Task description: Repeat the listing that follows, character for character, minus the pictures.

Stored data:
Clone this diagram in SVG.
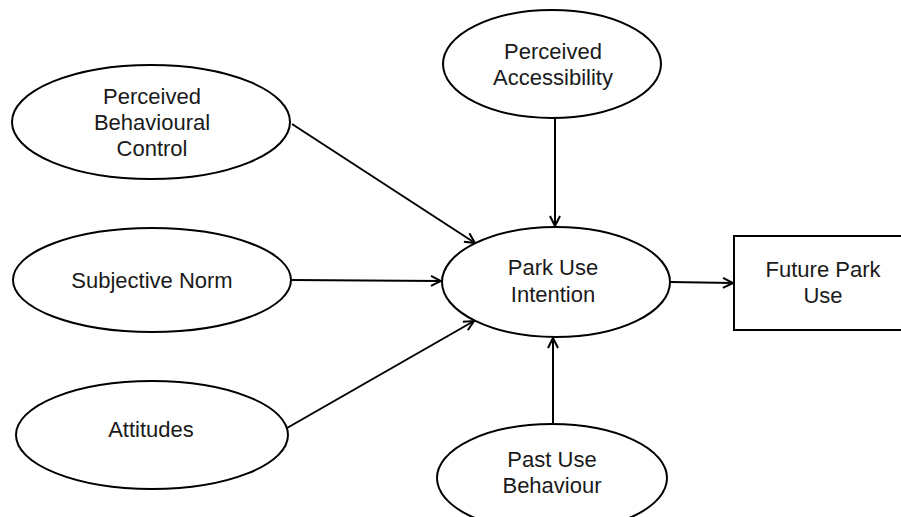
<svg xmlns="http://www.w3.org/2000/svg" width="901" height="517" viewBox="0 0 901 517">
<style>
.n{fill:#fff;stroke:#000;stroke-width:2}
.t{font-family:"Liberation Sans",Arial,Helvetica,sans-serif;font-size:22px;fill:#1a1a1a;text-anchor:middle}
.c{stroke:#000;stroke-width:2;fill:none;marker-end:url(#ah)}
</style>
<defs>
<marker id="ah" viewBox="0 0 12 12" refX="11" refY="6" markerWidth="12" markerHeight="12" markerUnits="userSpaceOnUse" orient="auto">
<path d="M1,1 L11,6 L1,11" fill="none" stroke="#000" stroke-width="2"/>
</marker>
</defs>
<rect width="901" height="517" fill="#fff"/>
<g id="connectors">
<line class="c" x1="292" y1="124" x2="475" y2="243"/>
<line class="c" x1="291" y1="280" x2="441" y2="281"/>
<line class="c" x1="287" y1="428" x2="474" y2="321"/>
<line class="c" x1="555" y1="118" x2="555" y2="226"/>
<line class="c" x1="553" y1="424" x2="553" y2="338"/>
<line class="c" x1="670" y1="282" x2="733" y2="283"/>
</g>
<g id="pbc">
<ellipse class="n" cx="151" cy="122" rx="139" ry="57"/>
<text class="t" x="152" y="104">Perceived</text>
<text class="t" x="152" y="130">Behavioural</text>
<text class="t" x="152" y="156">Control</text>
</g>
<g id="sn">
<ellipse class="n" cx="152" cy="280" rx="139" ry="52"/>
<text class="t" x="152" y="288">Subjective Norm</text>
</g>
<g id="att">
<ellipse class="n" cx="152" cy="435" rx="136" ry="54"/>
<text class="t" x="151" y="437">Attitudes</text>
</g>
<g id="pa">
<ellipse class="n" cx="552" cy="64" rx="109" ry="54"/>
<text class="t" x="553" y="59">Perceived</text>
<text class="t" x="553" y="85">Accessibility</text>
</g>
<g id="pui">
<ellipse class="n" cx="556" cy="282" rx="114" ry="55"/>
<text class="t" x="553" y="275">Park Use</text>
<text class="t" x="553" y="302">Intention</text>
</g>
<g id="fpu">
<rect class="n" x="734" y="236" width="178" height="94"/>
<text class="t" x="823" y="277">Future Park</text>
<text class="t" x="823" y="303">Use</text>
</g>
<g id="pub">
<ellipse class="n" cx="552" cy="478" rx="115" ry="54"/>
<text class="t" x="552" y="467">Past Use</text>
<text class="t" x="552" y="493">Behaviour</text>
</g>
</svg>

Exercise output:
Clone this diagram in SVG.
<svg xmlns="http://www.w3.org/2000/svg" width="901" height="517" viewBox="0 0 901 517">
<style>
.n{fill:#fff;stroke:#000;stroke-width:2}
.t{font-family:"Liberation Sans",Arial,Helvetica,sans-serif;font-size:22px;fill:#1a1a1a;text-anchor:middle}
.c{stroke:#000;stroke-width:2;fill:none;marker-end:url(#ah)}
</style>
<defs>
<marker id="ah" viewBox="0 0 12 12" refX="11" refY="6" markerWidth="12" markerHeight="12" markerUnits="userSpaceOnUse" orient="auto">
<path d="M1,1 L11,6 L1,11" fill="none" stroke="#000" stroke-width="2"/>
</marker>
</defs>
<rect width="901" height="517" fill="#fff"/>
<g id="connectors">
<line class="c" x1="292" y1="124" x2="475" y2="243"/>
<line class="c" x1="291" y1="280" x2="441" y2="281"/>
<line class="c" x1="287" y1="428" x2="474" y2="321"/>
<line class="c" x1="555" y1="118" x2="555" y2="226"/>
<line class="c" x1="553" y1="424" x2="553" y2="338"/>
<line class="c" x1="670" y1="282" x2="733" y2="283"/>
</g>
<g id="pbc">
<ellipse class="n" cx="151" cy="122" rx="139" ry="57"/>
<text class="t" x="152" y="104">Perceived</text>
<text class="t" x="152" y="130">Behavioural</text>
<text class="t" x="152" y="156">Control</text>
</g>
<g id="sn">
<ellipse class="n" cx="152" cy="280" rx="139" ry="52"/>
<text class="t" x="152" y="288">Subjective Norm</text>
</g>
<g id="att">
<ellipse class="n" cx="152" cy="435" rx="136" ry="54"/>
<text class="t" x="151" y="437">Attitudes</text>
</g>
<g id="pa">
<ellipse class="n" cx="552" cy="64" rx="109" ry="54"/>
<text class="t" x="553" y="59">Perceived</text>
<text class="t" x="553" y="85">Accessibility</text>
</g>
<g id="pui">
<ellipse class="n" cx="556" cy="282" rx="114" ry="55"/>
<text class="t" x="553" y="275">Park Use</text>
<text class="t" x="553" y="302">Intention</text>
</g>
<g id="fpu">
<rect class="n" x="734" y="236" width="178" height="94"/>
<text class="t" x="823" y="277">Future Park</text>
<text class="t" x="823" y="303">Use</text>
</g>
<g id="pub">
<ellipse class="n" cx="552" cy="478" rx="115" ry="54"/>
<text class="t" x="552" y="467">Past Use</text>
<text class="t" x="552" y="493">Behaviour</text>
</g>
</svg>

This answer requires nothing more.